Exercise aim >>
Copy out, with no alterations, the lines below running from the one containing "Rebuild this chart" to the one containing "import numpy as np", inclusive at each end; pictures are omitted.
[Start]
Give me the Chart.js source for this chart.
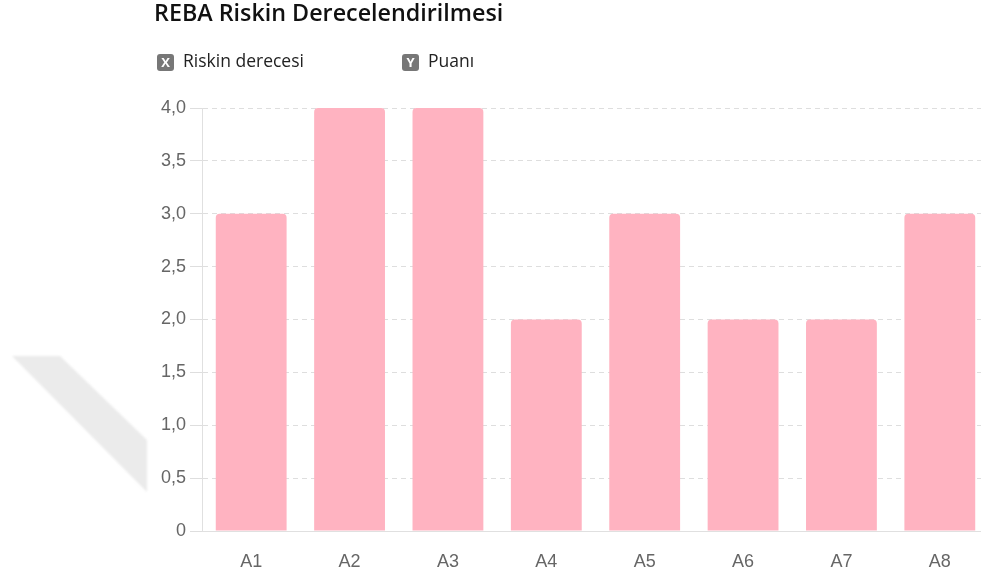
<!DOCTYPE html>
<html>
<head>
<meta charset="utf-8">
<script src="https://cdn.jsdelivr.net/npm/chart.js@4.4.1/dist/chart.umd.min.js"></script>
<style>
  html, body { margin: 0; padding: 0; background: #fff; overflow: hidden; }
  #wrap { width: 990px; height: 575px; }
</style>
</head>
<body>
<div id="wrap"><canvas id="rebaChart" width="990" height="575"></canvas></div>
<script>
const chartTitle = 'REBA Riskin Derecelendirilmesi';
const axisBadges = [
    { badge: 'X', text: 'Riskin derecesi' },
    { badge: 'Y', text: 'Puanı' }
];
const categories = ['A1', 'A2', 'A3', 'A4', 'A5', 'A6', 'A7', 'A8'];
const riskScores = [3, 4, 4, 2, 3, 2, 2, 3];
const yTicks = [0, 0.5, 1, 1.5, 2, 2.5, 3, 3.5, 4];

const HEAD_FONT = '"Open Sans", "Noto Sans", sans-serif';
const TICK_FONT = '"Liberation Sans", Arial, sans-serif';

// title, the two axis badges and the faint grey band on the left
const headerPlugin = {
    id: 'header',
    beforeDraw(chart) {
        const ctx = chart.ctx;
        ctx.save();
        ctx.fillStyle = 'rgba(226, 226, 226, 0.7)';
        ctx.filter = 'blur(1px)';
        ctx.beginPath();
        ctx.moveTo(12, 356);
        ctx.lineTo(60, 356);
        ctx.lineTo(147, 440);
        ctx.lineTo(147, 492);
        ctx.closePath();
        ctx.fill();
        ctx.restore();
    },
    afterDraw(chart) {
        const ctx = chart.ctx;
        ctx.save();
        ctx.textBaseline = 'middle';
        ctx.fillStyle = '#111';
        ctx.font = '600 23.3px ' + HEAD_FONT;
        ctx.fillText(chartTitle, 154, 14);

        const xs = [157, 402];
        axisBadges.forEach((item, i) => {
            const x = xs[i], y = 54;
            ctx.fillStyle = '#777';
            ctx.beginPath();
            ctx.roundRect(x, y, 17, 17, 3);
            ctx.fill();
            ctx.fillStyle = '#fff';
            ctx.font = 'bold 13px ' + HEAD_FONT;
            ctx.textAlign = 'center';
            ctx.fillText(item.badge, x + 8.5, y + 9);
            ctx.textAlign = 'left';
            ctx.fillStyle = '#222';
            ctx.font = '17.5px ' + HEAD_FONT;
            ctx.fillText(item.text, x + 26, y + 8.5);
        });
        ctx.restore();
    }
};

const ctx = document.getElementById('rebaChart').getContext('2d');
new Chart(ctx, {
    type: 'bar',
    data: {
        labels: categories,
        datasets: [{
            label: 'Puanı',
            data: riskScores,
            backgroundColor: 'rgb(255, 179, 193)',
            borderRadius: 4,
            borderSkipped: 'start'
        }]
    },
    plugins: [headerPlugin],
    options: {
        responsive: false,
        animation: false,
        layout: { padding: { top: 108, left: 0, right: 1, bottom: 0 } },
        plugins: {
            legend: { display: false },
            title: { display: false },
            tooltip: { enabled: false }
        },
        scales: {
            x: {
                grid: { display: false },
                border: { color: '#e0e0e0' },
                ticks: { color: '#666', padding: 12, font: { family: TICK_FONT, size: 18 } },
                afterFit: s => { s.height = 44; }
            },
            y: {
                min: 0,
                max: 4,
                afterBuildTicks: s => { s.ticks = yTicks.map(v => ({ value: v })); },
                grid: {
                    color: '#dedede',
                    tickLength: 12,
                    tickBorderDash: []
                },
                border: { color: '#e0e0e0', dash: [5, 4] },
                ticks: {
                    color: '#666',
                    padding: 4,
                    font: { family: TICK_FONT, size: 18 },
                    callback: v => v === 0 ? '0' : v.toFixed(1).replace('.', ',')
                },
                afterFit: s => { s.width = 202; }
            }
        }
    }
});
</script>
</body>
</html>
[End]
[Start]
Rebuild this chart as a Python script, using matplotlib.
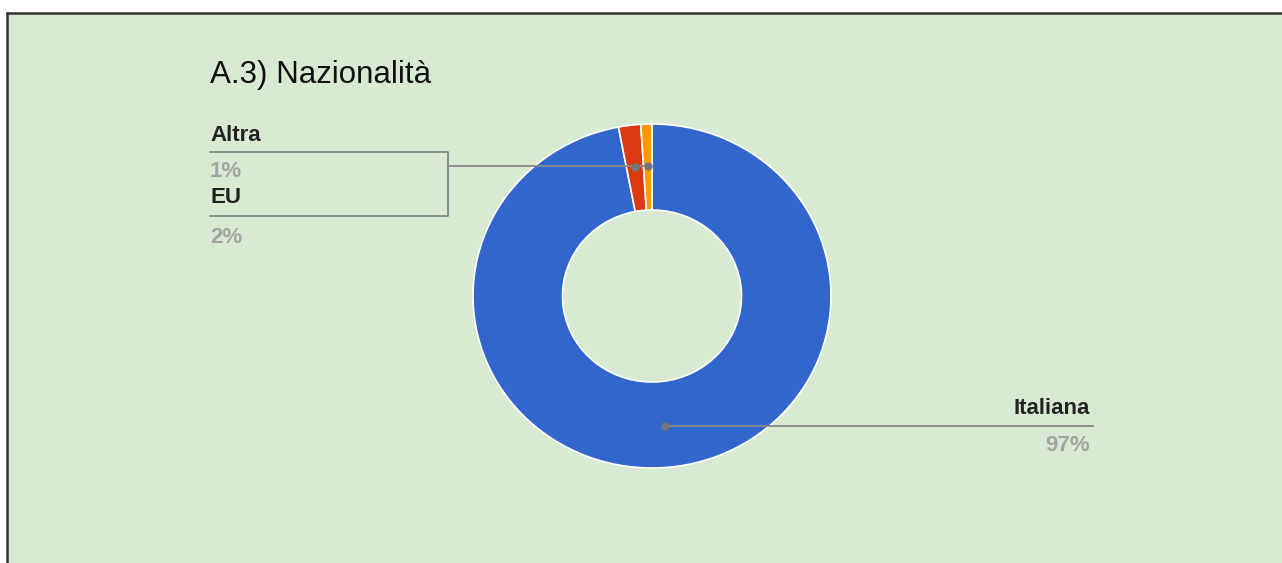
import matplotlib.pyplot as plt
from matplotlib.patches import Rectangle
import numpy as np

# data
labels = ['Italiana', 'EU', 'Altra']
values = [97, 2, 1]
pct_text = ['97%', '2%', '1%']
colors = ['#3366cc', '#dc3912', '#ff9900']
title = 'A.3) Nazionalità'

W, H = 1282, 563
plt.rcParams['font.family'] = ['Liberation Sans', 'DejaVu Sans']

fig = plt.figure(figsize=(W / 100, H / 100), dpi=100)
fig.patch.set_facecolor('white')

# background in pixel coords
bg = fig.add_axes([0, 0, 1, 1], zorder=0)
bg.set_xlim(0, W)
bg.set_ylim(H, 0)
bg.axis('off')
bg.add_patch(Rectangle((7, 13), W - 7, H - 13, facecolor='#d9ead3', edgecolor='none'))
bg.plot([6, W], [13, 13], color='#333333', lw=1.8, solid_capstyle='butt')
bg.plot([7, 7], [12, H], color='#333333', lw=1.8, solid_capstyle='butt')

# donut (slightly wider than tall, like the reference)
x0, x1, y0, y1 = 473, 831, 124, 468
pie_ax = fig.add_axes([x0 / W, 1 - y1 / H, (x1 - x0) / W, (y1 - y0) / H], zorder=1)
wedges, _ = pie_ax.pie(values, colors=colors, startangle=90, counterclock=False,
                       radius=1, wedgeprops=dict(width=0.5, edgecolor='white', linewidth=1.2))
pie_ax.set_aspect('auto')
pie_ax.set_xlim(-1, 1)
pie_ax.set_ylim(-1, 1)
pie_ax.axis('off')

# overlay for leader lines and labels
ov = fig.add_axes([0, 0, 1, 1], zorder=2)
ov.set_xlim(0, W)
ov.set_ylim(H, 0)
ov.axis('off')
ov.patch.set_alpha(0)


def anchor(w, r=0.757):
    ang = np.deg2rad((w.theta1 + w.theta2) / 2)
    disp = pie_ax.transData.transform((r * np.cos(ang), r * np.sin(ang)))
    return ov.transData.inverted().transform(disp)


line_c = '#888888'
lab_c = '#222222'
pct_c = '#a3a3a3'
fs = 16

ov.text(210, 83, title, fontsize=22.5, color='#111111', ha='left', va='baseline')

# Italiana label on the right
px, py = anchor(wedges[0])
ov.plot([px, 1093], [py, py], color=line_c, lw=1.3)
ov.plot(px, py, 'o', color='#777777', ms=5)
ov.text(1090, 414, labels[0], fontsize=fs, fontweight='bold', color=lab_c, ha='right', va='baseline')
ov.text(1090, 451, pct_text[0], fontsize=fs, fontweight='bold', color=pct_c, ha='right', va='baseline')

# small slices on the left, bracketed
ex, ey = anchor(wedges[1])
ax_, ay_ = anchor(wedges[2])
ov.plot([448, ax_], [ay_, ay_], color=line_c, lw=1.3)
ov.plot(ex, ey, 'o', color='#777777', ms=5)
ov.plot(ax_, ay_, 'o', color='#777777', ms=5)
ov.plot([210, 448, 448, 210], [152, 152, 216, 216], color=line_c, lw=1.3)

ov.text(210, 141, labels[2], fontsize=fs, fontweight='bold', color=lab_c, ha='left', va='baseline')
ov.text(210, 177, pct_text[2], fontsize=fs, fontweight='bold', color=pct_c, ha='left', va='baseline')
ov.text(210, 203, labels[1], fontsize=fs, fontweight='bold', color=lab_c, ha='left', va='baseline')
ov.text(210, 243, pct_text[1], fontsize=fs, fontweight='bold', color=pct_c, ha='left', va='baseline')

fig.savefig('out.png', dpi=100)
[End]
Output for this exercise >>
Rebuild this chart as a Python script, using matplotlib.
import matplotlib.pyplot as plt
from matplotlib.patches import Rectangle
import numpy as np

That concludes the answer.